Sokaklar kalabalık, zihinler yorgun. Gündem hızlı, insan unutkan. Bir ekranın ardından diğerine savrulurken, hayatı parmak uçlarımızdan takip etmeye başladık. Haberler, bildirimler, kısa videolar…
Her şey birkaç saniyelik dikkatimize talip. İşte tam da bu çağda, bir kitabın sayfalarını çevirmek devrimsel bir eyleme dönüşüyor. Kitap okumak, sadece bilgiyi almak değil; zamanı yavaşlatmak, düşünceyi derinleştirmek, kalbi dinlendirmektir.
Peki nedir kitap okumanın bize kattığı şey? En yalın haliyle ifade edersek: kitap okumak insanı insan yapan alışkanlıkların başında gelir.
Çünkü kitap, yalnızca bilgiyi değil; duyguyu, sezgiyi, hayali, ahlâkı ve vicdanı da taşır. Bir roman karakteriyle empati kurmak, tarihsel bir olayı farklı açılardan görmek, bilimsel bir konuyu anlayabilmek… Bütün bunlar bireyin hem düşünce dünyasını hem de içsel gelişimini besler.
Bilgiyle derinleşen bir zihin
Kitap okumak, zihinsel bir egzersizdir. Beynimiz, okuma sırasında aktif biçimde çalışır. Anlam kurar, bağlamı çözer, kavramları işler. Bu süreç, kelime dağarcığını geliştirir, soyut düşünceyi keskinleştirir, okuduğunu anlama becerisini artırır.
Araştırmalar, düzenli okuma alışkanlığı olan bireylerin problem çözme becerilerinin ve eleştirel düşünme yetilerinin daha güçlü olduğunu gösteriyor. Bu yüzden kitaplar, sadece akademik başarı için değil, hayata karşı sağlam bir duruş geliştirmek için de gereklidir.
Hayal gücünün ve empatinin kaynağı
Kitaplar, bizi başka hayatlara taşır.
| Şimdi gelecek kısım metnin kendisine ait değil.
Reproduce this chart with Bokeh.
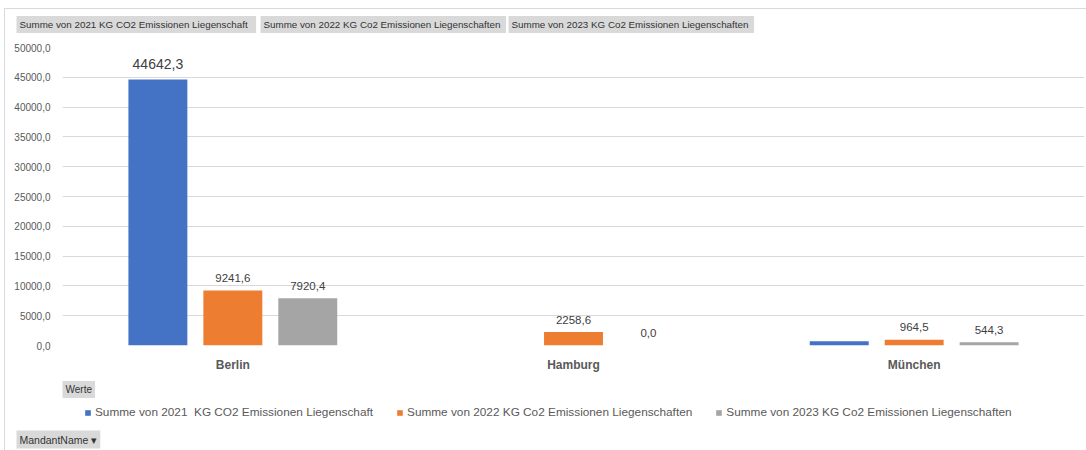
import numpy as np
from bokeh.plotting import figure
from bokeh.layouts import column
from bokeh.models import (ColumnDataSource, FactorRange, Range1d, LabelSet, Label, Legend,
                          LegendItem, SingleIntervalTicker, CustomJSTickFormatter)
from bokeh.core.properties import value
from bokeh.transform import dodge
from bokeh.embed import file_html
from bokeh.resources import INLINE

# ---------------- data ----------------
cities = ["Berlin", "Hamburg", "München"]
series_names = ["Summe von 2021  KG CO2 Emissionen Liegenschaft",
                "Summe von 2022 KG Co2 Emissionen Liegenschaften",
                "Summe von 2023 KG Co2 Emissionen Liegenschaften"]
field_buttons = ["Summe  von 2021  KG CO2 Emissionen Liegenschaft",
                 "Summe  von 2022 KG Co2 Emissionen Liegenschaften",
                 "Summe  von 2023 KG Co2 Emissionen Liegenschaften"]
v2021 = [44642.3, np.nan, 700.0]
v2022 = [9241.6, 2258.6, 964.5]
v2023 = [7920.4, 0.0, 544.3]
show_label_2021 = [True, False, False]
y_max = 50000
y_step = 5000

# ---------------- styling ----------------
colors = ["#4472C4", "#ED7D31", "#A5A5A5"]
FONT = "Liberation Sans"
TXT = "#595959"
LBL = "#404040"
BTN_BG = "#d9d9d9"
BTN_TXT = "#333333"

def fmt(v):
    return f"{v:.1f}".replace(".", ",")

l2021 = [fmt(v) if s else "" for v, s in zip(v2021, show_label_2021)]
l2022 = [fmt(v) for v in v2022]
l2023 = [fmt(v) for v in v2023]

src = ColumnDataSource(data=dict(
    city=cities,
    v2021=np.array(v2021, dtype=float),
    v2022=np.array(v2022, dtype=float),
    v2023=np.array(v2023, dtype=float),
    l2021=l2021, l2022=l2022, l2023=l2023,
))

# layout geometry (canvas px); content starts after 4px/8px margin + 1px border
W_IN = 1081
OX, OY = 5, 9
TOP_H = 31
MAIN_H = 335
BOT_H = 450 - OY - TOP_H - MAIN_H
FL, FT, FR, FB = 62, 47, 1084, 345  # frame edges in canvas px
main_top = OY + TOP_H
bot_top = main_top + MAIN_H

# ---------------- top strip: field buttons ----------------
top = figure(width=W_IN, height=TOP_H, x_range=Range1d(0, W_IN), y_range=Range1d(TOP_H, 0),
             min_border=0, x_axis_location=None, y_axis_location=None, frame_align=False,
             output_backend="svg", toolbar_location=None, outline_line_color=None)
top.grid.visible = False
for txt, x0 in zip(field_buttons, [16, 260, 508]):
    top.add_layout(Label(x=x0 - OX, y=24 - OY, text=txt, text_align="left",
                         text_baseline="middle", text_font=FONT, text_font_size="9.8px",
                         text_color=BTN_TXT, background_fill_color=BTN_BG, padding=3))

# ---------------- main chart ----------------
p = figure(width=W_IN, height=MAIN_H, x_range=FactorRange(*cities), y_range=Range1d(0, y_max),
           min_border_left=FL - OX, min_border_right=OX + W_IN - FR,
           min_border_top=FT - main_top, min_border_bottom=main_top + MAIN_H - FB,
           frame_align=False, output_backend="svg", toolbar_location=None,
           outline_line_color=None)
p.x_range.range_padding = 0

offsets = [-0.22, 0.0, 0.22]
bar_w = 0.173
for key, off, col in zip(["v2021", "v2022", "v2023"], offsets, colors):
    p.vbar(x=dodge("city", off, range=p.x_range), top=key, width=bar_w,
           bottom=0, source=src, fill_color=col, line_color=None)

p.add_layout(LabelSet(x=dodge("city", offsets[0], range=p.x_range), y="v2021", text="l2021",
                      source=src, y_offset=15, text_align="center", text_baseline="middle",
                      text_font=value(FONT), text_font_size="14px", text_color=LBL))
for key, lab, off in [("v2022", "l2022", offsets[1]), ("v2023", "l2023", offsets[2])]:
    p.add_layout(LabelSet(x=dodge("city", off, range=p.x_range), y=key, text=lab,
                          source=src, y_offset=12.5, text_align="center", text_baseline="middle",
                          text_font=value(FONT), text_font_size="11.5px", text_color=LBL))

p.yaxis.ticker = SingleIntervalTicker(interval=y_step)
p.yaxis.formatter = CustomJSTickFormatter(code="return tick.toFixed(1).replace('.', ',');")
p.yaxis.axis_line_color = None
p.yaxis.major_tick_line_color = None
p.yaxis.minor_tick_line_color = None
p.yaxis.major_tick_out = 0
p.yaxis.minor_tick_out = 0
p.yaxis.major_label_standoff = 12
p.yaxis.major_label_text_font = FONT
p.yaxis.major_label_text_font_size = "10px"
p.yaxis.major_label_text_color = TXT

p.xaxis.axis_line_color = None
p.xaxis.major_tick_line_color = None
p.xaxis.minor_tick_line_color = None
p.xaxis.major_tick_out = 0
p.xaxis.minor_tick_out = 0
p.xaxis.major_label_standoff = 12
p.xaxis.major_label_text_font = FONT
p.xaxis.major_label_text_font_size = "12px"
p.xaxis.major_label_text_font_style = "bold"
p.xaxis.major_label_text_color = TXT

p.xgrid.grid_line_color = None
p.ygrid.grid_line_color = "#d9d9d9"

# ---------------- bottom strip: "Werte", legend, "MandantName" ----------------
bot = figure(width=W_IN, height=BOT_H, x_range=Range1d(0, W_IN), y_range=Range1d(BOT_H, 0),
             min_border=0, x_axis_location=None, y_axis_location=None, frame_align=False,
             output_backend="svg", toolbar_location=None, outline_line_color=None)
bot.grid.visible = False
# legend keys: one bar renderer per series (no visible bar of its own)
legend_rs = [bot.vbar(x=[np.nan], top=[np.nan], width=1, fill_color=c, line_color=None)
             for c in colors]
legend = Legend(items=[LegendItem(label=n, renderers=[r]) for n, r in zip(series_names, legend_rs)],
                orientation="horizontal", location=(84 - OX, BOT_H - (422 - bot_top)),
                glyph_width=7, glyph_height=7, label_standoff=4, spacing=23, padding=0, margin=0,
                border_line_color=None, background_fill_alpha=0, label_text_font=FONT,
                label_text_font_size="11.8px", label_text_color=TXT, label_height=20)
bot.add_layout(legend)
bot.add_layout(Label(x=62 - OX, y=389 - bot_top, text="Werte", text_align="left",
                     text_baseline="middle", text_font=FONT, text_font_size="10px",
                     text_color=BTN_TXT, background_fill_color=BTN_BG, padding=3))
bot.add_layout(Label(x=16 - OX, y=439 - bot_top, text="MandantName ▾", text_align="left",
                     text_baseline="middle", text_font=FONT, text_font_size="10.5px",
                     text_color=BTN_TXT, background_fill_color=BTN_BG, padding=3))

layout = column(top, p, bot, spacing=0, margin=(8, 0, 0, 4),
                styles={"border-top": "1px solid #d9d9d9", "border-left": "1px solid #d9d9d9"})

open("out.html", "w").write(file_html(layout, INLINE))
Hiç gitmediğimiz ülkelerde dolaşır, hiç yaşamadığımız duyguları hissederiz. Bu da insanı daha anlayışlı, daha kapsayıcı yapar. Bir roman karakterinin iç çatışmasını okurken kendi içimizdeki sorularla yüzleşebiliriz. Bir öykünün son sayfasında gözlerimiz nemlenebilir. Çünkü kitaplar, sadece aklı değil; kalbi de besler.
Sessizlikte yetişen birey
Modern çağın gürültüsü içinde kitap, sessizliğin en kıymetli temsilcisidir. Okumak, yalnızca bir öğrenme biçimi değil; aynı zamanda bir inzivadır. Kitap okuyan insan, kendiyle baş başadır. Bu yalnızlık, yaratıcı düşüncenin de kaynağıdır. Dış dünyanın dayattığı hızdan uzaklaşmak, satır aralarında bir nefes almak gibidir.
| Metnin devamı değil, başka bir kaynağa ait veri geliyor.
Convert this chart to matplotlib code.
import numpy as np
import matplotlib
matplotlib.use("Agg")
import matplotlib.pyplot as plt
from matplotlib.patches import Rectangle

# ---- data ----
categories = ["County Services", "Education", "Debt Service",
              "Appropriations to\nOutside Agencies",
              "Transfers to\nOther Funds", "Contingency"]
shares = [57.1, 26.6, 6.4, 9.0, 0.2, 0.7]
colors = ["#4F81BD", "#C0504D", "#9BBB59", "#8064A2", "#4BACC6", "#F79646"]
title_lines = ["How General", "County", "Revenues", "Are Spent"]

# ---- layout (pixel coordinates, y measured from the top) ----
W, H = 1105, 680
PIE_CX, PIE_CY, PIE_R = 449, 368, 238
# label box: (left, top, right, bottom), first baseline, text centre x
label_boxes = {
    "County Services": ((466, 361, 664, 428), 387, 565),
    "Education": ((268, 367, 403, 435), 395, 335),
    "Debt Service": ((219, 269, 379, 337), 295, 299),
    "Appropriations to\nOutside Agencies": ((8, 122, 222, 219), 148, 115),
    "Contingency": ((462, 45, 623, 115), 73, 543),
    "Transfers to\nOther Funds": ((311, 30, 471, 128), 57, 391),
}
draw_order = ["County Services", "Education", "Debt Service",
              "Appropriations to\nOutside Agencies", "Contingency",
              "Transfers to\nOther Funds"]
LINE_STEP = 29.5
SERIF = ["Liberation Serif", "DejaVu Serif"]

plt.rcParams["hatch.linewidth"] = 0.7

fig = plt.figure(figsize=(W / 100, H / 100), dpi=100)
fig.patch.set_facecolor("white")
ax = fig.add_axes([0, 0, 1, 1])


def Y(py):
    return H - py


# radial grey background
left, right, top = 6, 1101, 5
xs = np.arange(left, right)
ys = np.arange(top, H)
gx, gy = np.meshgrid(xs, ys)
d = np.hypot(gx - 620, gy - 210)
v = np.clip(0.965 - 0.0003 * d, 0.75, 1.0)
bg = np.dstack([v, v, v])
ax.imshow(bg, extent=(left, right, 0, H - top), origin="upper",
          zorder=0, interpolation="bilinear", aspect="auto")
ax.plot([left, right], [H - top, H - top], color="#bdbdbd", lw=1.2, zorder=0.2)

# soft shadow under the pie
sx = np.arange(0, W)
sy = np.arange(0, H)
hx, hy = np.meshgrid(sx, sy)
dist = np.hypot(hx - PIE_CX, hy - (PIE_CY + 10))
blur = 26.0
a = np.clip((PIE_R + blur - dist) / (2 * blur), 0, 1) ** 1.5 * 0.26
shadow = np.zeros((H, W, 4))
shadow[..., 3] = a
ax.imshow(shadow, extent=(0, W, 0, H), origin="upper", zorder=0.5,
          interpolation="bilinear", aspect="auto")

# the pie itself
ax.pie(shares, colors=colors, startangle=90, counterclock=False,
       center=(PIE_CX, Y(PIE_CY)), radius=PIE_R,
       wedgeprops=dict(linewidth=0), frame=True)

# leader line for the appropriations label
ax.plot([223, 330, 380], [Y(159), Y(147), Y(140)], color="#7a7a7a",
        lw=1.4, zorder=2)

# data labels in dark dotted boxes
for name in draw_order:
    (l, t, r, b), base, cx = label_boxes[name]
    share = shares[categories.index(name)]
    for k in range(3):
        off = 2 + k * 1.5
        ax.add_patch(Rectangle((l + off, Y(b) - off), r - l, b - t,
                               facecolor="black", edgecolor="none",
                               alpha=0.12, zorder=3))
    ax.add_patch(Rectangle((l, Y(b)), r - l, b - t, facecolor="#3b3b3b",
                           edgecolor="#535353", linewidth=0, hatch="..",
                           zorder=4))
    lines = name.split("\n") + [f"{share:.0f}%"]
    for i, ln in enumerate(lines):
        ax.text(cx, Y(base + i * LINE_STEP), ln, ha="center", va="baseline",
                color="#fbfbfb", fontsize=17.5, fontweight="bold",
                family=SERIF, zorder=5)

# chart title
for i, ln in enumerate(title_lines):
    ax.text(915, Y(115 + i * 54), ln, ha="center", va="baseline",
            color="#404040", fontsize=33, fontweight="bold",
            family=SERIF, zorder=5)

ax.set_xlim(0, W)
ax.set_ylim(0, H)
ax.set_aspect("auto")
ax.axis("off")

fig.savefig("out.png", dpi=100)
Toplumsal bir güç olarak okuma
Bir toplumun gelişmişlik seviyesi, yalnızca ekonomik göstergelerle ölçülmez. Kültürel birikim, düşünsel derinlik ve demokratik olgunluk da bu ölçütlerdendir. Ve tüm bunlar, okuma kültürünün ne kadar yaygın olduğuyla doğrudan ilişkilidir.
Ne yazık ki ülkemizde kitap okuma oranları hâlâ istenilen seviyede değil. Bu noktada ailelere, eğitimcilere, yerel yönetimlere ve elbette medyaya büyük sorumluluk düşüyor.
Çocuklarımıza kitap sevgisini küçük yaşlarda aşılamalıyız. Evde kitap okunan bir ortamda yetişen çocuk, bu alışkanlığı hayatı boyunca sürdürür. Kitap okuyan birey, kolay yönlendirilmez; sorgular, düşünür, karşılaştırır. Kısacası: düşünen bir toplumun temeli, okuyan bireylerle atılır.
Son söz yerine
Bir kitaba başlamak, kendine doğru bir kapı aralamaktır. O kapıdan içeri girdiğinizde yalnızca yazarla değil, kendi benliğinizle de karşılaşırsınız. Kitaplar size kim olduğunuzu söylemez; ama kim olabileceğinizi fısıldar. Ve her kitap, başka bir yolculuğa davettir.
Eğer her gün beş dakikamızı kitaplara ayırabilsek, zamanla dünyaya bakışımızın değiştiğini göreceğiz. Belki daha sabırlı, daha duyarlı, daha yaratıcı bireyler olacağız. Çünkü kitaplar, sadece raflarda değil, kalbimizde de bir yer edinir. Ve oradan hiç çıkmazlar.